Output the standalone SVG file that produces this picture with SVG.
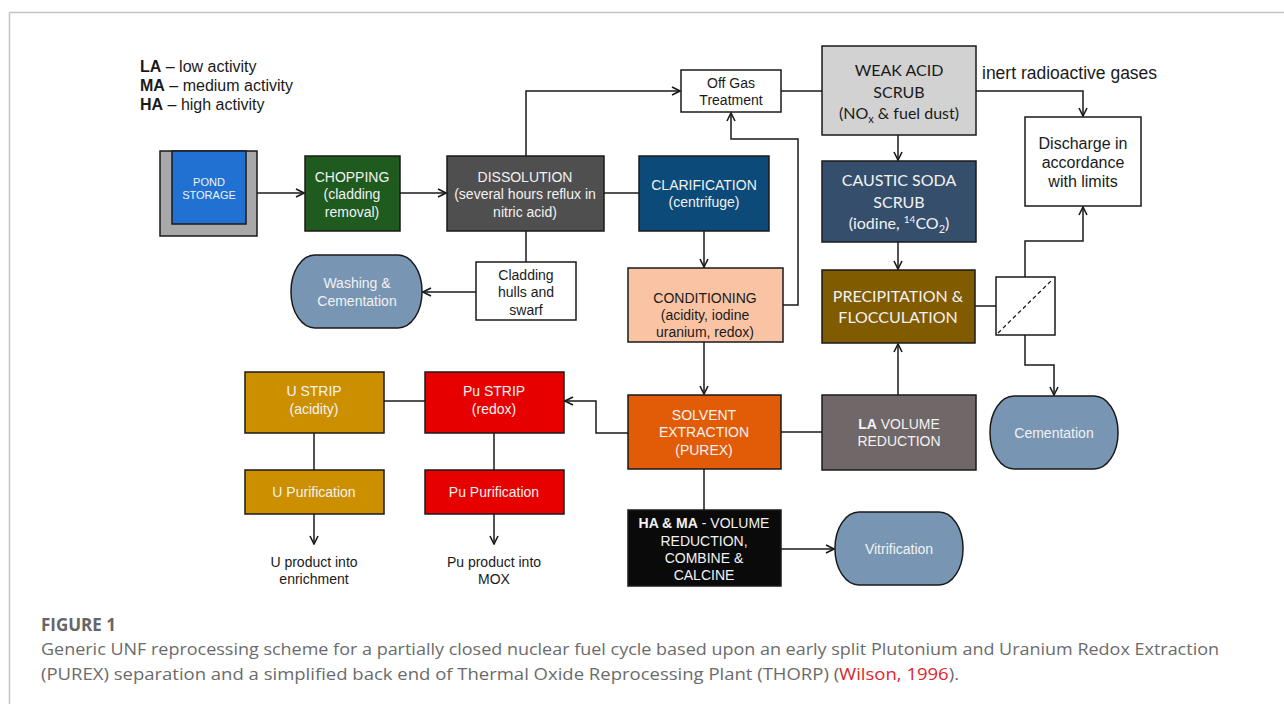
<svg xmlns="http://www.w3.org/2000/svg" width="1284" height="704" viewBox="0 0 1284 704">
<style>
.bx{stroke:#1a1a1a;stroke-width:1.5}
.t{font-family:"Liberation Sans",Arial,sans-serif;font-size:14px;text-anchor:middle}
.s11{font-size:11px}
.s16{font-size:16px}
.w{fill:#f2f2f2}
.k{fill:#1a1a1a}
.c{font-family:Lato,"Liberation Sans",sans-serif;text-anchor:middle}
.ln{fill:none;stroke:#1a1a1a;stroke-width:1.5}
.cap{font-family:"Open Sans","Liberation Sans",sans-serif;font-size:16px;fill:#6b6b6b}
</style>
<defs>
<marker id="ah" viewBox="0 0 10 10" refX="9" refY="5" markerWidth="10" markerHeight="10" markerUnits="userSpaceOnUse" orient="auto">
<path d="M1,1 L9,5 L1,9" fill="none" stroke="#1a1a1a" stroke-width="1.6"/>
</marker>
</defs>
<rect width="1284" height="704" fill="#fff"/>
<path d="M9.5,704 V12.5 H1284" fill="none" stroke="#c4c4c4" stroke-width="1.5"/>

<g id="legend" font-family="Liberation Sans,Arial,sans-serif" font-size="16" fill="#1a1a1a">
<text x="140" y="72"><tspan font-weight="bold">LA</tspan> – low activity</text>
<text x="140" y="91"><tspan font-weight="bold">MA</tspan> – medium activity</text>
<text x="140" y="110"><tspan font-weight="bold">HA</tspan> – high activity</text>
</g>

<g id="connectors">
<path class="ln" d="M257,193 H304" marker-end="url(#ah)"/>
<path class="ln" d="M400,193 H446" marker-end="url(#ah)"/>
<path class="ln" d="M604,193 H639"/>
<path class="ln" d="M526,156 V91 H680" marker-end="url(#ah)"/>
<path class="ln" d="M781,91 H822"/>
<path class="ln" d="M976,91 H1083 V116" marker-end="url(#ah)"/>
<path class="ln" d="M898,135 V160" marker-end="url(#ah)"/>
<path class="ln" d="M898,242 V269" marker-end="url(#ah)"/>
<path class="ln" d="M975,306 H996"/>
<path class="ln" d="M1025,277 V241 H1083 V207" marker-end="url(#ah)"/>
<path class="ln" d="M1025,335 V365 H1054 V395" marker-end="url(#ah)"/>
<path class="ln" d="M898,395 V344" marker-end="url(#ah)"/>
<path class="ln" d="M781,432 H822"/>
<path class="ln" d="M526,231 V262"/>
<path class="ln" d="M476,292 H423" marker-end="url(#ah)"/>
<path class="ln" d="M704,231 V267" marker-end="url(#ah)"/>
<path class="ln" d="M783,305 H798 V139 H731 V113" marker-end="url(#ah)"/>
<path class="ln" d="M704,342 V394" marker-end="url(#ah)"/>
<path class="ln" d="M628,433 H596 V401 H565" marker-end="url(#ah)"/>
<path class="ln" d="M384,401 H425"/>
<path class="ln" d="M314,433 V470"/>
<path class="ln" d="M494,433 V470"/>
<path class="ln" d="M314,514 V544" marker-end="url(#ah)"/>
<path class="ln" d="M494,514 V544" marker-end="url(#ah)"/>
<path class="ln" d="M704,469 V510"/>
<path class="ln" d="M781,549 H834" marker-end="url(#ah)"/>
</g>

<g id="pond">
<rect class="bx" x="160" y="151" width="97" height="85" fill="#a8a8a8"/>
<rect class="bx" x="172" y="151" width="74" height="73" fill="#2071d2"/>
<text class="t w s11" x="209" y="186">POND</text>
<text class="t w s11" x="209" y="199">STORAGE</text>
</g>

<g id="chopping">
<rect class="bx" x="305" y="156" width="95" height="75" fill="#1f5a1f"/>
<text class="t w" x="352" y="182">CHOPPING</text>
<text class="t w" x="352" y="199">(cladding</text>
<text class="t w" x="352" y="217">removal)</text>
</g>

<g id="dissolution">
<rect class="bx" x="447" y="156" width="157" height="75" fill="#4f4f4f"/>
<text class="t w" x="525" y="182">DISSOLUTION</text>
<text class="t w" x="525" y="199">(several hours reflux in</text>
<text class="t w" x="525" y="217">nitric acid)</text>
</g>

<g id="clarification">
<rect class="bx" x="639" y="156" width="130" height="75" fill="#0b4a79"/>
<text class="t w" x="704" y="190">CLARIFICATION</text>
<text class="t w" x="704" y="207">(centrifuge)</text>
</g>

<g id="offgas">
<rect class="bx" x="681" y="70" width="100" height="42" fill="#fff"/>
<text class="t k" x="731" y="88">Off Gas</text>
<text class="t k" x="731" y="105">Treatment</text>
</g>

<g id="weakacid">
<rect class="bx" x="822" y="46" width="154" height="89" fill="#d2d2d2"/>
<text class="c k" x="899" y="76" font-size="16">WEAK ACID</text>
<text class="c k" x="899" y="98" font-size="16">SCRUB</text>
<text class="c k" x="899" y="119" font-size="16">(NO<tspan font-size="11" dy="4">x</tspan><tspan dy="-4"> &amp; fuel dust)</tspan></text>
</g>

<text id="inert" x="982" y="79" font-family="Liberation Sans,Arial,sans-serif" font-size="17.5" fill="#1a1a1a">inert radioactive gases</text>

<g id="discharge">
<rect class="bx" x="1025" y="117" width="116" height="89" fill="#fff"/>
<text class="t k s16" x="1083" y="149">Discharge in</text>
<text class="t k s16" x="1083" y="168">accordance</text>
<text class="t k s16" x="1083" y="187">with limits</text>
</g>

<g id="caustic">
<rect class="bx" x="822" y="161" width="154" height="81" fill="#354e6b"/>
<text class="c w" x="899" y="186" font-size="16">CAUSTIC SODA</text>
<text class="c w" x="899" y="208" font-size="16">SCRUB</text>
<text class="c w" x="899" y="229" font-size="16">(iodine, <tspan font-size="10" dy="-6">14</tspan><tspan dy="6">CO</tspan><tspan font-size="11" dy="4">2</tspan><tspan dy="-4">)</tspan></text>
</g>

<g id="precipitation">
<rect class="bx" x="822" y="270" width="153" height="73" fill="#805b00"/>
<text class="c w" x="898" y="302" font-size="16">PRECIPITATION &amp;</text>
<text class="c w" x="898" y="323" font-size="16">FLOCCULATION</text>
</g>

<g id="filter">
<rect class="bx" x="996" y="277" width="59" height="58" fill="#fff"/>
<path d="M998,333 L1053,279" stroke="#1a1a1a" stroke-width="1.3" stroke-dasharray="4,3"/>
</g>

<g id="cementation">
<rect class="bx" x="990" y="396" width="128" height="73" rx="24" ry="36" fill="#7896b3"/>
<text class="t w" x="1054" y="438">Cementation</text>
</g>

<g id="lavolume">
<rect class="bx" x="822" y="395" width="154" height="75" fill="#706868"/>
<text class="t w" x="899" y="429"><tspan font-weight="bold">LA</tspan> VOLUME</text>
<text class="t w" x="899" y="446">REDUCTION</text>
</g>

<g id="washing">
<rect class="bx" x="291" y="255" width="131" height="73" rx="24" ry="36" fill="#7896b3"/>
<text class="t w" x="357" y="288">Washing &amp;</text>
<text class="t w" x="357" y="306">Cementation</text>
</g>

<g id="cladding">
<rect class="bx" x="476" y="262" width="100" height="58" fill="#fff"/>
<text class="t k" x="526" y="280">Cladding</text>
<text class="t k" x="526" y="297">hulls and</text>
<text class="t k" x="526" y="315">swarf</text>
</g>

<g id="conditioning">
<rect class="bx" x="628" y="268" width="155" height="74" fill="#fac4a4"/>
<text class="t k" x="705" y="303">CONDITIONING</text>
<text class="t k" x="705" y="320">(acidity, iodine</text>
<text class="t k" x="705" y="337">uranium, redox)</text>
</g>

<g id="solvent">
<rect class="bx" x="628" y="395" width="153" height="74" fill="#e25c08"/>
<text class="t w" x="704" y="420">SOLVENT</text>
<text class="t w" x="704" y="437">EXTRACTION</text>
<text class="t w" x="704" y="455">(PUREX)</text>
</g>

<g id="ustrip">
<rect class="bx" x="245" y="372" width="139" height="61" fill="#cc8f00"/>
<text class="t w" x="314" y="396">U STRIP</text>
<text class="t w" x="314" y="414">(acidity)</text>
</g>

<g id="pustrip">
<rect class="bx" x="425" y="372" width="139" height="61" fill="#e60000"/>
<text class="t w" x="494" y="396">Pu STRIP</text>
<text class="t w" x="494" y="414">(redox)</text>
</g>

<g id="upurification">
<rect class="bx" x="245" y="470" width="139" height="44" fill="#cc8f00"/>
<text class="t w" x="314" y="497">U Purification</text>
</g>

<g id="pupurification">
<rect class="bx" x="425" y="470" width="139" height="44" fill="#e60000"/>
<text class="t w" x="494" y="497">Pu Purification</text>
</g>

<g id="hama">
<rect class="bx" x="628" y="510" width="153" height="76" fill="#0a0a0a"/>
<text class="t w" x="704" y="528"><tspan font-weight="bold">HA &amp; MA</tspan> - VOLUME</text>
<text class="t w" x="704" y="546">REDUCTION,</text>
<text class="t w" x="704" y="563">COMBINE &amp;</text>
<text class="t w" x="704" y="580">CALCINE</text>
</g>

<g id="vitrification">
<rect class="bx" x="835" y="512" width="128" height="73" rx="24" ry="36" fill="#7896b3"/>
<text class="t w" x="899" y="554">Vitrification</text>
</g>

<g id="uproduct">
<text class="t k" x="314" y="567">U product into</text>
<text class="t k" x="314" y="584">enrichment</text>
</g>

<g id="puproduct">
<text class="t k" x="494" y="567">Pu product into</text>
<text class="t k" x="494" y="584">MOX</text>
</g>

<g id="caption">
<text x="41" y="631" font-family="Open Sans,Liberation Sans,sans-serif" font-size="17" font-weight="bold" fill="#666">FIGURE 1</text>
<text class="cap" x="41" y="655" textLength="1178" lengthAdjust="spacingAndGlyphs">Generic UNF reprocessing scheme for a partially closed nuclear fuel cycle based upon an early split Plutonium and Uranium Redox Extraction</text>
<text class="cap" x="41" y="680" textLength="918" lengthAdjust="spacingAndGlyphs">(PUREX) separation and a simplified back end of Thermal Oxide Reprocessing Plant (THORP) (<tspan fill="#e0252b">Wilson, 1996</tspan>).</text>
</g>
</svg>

◇ ◇ ◇ ◇ ◇ ◇ ◇

What is required: Copy out every line of the listing that contains the string "with".

Result of this exercise:
Output the standalone SVG file that produces this picture with SVG.
<text class="t k s16" x="1083" y="187">with limits</text>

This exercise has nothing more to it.